Martin Baxter, Chief Policy Advisor at IEMA said this morning that the approach and predicted investment in building a stronger technical skills portfolio to boost the UK’s productivity and economic resilience is positive, and presents an opportunity to drive the UK’s skills profile and commitment to sustainability outside of the EU.


Commenting on the launch of the Government’s Industrial Strategy Green Paper, Baxter said today:

“Government must use the Industrial Strategy as an opportunity to accelerate the UK’s transition to a low-carbon, resource efficient economy – one that is flexible and agile and which gives a progressive outlook for the UK’s future outside the EU.

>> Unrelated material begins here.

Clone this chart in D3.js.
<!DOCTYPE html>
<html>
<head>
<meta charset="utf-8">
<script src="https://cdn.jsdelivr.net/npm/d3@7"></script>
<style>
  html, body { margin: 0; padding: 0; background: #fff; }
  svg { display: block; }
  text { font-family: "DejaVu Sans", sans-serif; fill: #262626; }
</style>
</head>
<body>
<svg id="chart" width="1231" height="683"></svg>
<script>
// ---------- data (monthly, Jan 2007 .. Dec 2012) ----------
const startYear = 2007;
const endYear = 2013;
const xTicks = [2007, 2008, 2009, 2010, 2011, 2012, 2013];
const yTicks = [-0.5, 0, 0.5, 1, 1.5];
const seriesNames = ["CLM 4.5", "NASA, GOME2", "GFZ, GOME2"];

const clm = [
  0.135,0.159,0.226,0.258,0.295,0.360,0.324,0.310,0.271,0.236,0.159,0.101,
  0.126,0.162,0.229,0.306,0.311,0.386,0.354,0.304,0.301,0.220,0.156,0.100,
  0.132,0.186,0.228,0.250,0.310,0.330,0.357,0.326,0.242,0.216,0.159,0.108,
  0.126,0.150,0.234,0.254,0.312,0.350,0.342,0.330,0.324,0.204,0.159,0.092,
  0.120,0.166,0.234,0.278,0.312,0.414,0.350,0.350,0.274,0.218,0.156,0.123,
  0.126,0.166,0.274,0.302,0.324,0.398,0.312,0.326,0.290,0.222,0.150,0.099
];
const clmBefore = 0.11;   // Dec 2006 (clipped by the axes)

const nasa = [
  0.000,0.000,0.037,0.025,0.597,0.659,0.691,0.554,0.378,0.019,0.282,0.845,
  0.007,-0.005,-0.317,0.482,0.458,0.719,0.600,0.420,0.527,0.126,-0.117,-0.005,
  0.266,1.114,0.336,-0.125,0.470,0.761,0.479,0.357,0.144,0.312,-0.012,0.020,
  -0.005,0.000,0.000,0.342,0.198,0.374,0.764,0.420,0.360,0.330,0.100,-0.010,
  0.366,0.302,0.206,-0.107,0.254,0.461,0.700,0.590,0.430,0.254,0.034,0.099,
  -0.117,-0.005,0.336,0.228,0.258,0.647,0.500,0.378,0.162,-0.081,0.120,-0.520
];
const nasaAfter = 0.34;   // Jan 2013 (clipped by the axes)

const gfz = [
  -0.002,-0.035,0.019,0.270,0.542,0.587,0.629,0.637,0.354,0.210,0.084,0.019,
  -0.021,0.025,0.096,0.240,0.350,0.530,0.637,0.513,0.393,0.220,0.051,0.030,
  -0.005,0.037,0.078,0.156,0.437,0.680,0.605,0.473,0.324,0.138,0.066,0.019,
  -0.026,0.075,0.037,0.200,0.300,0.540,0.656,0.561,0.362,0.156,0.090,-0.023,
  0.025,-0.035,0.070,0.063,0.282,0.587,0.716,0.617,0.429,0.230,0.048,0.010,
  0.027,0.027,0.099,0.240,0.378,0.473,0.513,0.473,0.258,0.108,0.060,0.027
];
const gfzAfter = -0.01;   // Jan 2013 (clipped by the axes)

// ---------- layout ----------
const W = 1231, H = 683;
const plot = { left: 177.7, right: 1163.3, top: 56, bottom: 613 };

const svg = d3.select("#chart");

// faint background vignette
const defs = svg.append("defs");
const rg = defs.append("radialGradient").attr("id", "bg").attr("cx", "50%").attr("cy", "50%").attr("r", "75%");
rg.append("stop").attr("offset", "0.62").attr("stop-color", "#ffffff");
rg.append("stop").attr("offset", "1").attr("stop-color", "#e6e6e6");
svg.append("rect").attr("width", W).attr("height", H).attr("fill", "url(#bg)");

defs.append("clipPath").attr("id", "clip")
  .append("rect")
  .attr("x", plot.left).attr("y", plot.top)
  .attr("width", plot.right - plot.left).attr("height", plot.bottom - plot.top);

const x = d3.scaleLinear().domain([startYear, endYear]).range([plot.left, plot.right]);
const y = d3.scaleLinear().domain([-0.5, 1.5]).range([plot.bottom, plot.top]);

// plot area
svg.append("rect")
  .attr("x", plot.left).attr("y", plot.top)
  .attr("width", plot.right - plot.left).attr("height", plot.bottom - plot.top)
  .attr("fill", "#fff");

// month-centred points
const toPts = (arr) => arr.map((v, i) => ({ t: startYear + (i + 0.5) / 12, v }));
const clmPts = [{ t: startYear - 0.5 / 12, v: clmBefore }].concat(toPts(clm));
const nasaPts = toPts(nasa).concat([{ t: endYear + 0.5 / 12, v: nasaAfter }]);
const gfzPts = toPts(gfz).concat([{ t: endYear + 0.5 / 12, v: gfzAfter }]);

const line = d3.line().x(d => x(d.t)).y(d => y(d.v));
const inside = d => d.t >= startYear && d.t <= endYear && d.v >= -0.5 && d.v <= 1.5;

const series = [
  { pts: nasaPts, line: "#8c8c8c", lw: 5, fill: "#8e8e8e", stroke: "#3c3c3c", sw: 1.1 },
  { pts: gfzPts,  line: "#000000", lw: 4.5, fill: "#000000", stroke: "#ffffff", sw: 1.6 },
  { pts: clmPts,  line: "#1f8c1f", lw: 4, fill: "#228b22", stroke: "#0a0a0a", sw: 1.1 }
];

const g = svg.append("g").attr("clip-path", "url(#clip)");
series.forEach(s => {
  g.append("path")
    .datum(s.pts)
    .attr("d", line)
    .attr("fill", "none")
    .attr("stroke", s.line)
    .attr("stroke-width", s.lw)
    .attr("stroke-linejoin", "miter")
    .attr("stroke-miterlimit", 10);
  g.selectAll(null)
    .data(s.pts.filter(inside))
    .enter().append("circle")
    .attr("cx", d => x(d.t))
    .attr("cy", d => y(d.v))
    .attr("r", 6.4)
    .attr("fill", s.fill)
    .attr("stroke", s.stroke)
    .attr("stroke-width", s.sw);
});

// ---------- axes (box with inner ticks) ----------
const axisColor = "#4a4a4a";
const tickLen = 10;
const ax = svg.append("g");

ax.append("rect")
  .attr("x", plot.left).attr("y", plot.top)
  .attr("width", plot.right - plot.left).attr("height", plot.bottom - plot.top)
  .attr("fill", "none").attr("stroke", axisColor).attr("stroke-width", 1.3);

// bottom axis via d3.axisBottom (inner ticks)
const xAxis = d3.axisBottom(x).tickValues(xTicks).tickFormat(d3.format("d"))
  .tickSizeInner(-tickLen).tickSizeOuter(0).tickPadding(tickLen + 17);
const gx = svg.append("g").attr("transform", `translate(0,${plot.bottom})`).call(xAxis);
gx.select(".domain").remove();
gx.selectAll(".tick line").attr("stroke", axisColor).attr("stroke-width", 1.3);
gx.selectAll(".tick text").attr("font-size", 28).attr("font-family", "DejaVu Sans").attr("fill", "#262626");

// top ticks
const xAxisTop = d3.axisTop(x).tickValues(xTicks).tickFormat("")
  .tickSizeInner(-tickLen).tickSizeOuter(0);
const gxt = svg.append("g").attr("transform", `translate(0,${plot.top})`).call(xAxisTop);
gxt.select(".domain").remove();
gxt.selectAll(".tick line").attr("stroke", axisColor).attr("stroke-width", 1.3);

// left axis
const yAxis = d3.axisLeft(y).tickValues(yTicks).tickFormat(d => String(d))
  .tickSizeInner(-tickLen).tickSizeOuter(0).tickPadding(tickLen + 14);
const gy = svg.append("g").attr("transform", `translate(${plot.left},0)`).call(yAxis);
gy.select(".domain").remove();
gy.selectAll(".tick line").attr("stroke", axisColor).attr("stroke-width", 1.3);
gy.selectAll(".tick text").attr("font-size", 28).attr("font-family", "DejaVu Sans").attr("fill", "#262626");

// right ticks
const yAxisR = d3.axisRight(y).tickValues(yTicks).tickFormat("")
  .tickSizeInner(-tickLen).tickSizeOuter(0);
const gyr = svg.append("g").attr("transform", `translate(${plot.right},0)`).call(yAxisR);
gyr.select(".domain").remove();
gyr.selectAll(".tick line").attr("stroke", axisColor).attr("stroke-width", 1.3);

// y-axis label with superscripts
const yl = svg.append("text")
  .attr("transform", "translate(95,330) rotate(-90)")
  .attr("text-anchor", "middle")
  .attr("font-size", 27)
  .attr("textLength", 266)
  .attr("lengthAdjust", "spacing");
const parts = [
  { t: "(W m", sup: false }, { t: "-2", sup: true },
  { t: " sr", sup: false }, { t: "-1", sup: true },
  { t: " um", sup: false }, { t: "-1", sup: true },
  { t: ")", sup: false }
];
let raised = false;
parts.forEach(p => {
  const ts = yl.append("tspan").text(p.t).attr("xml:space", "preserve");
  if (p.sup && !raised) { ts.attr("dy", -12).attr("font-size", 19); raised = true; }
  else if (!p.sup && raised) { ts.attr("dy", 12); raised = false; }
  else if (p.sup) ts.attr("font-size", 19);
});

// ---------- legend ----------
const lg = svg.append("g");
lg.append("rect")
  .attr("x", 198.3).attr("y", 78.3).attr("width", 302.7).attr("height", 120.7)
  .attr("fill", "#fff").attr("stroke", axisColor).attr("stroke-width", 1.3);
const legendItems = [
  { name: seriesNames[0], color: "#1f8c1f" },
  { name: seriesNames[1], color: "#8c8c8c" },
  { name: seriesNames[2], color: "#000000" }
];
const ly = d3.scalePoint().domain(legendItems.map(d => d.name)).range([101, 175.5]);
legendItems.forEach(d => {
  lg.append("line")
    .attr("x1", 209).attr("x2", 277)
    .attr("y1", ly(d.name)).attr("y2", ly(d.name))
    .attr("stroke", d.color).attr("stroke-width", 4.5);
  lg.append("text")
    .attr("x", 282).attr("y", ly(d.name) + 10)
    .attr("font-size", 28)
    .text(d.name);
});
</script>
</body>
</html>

We welcome the focus on skills and education, as it is vital that tomorrow’s workforce has the competence and capability to innovate and compete globally in high-value manufacturing and leading technology.

There is a real opportunity with the Industrial Strategy, and forthcoming 25 year Environment Plan and Carbon Emissions Reduction Plan, to set long-term economic and environmental outcomes which set the conditions to unlock investment, enhance natural capital and provide employment and export opportunities for UK business.


We will ensure that the Environment and Sustainability profession makes a positive contribution in responding to the Green Paper.”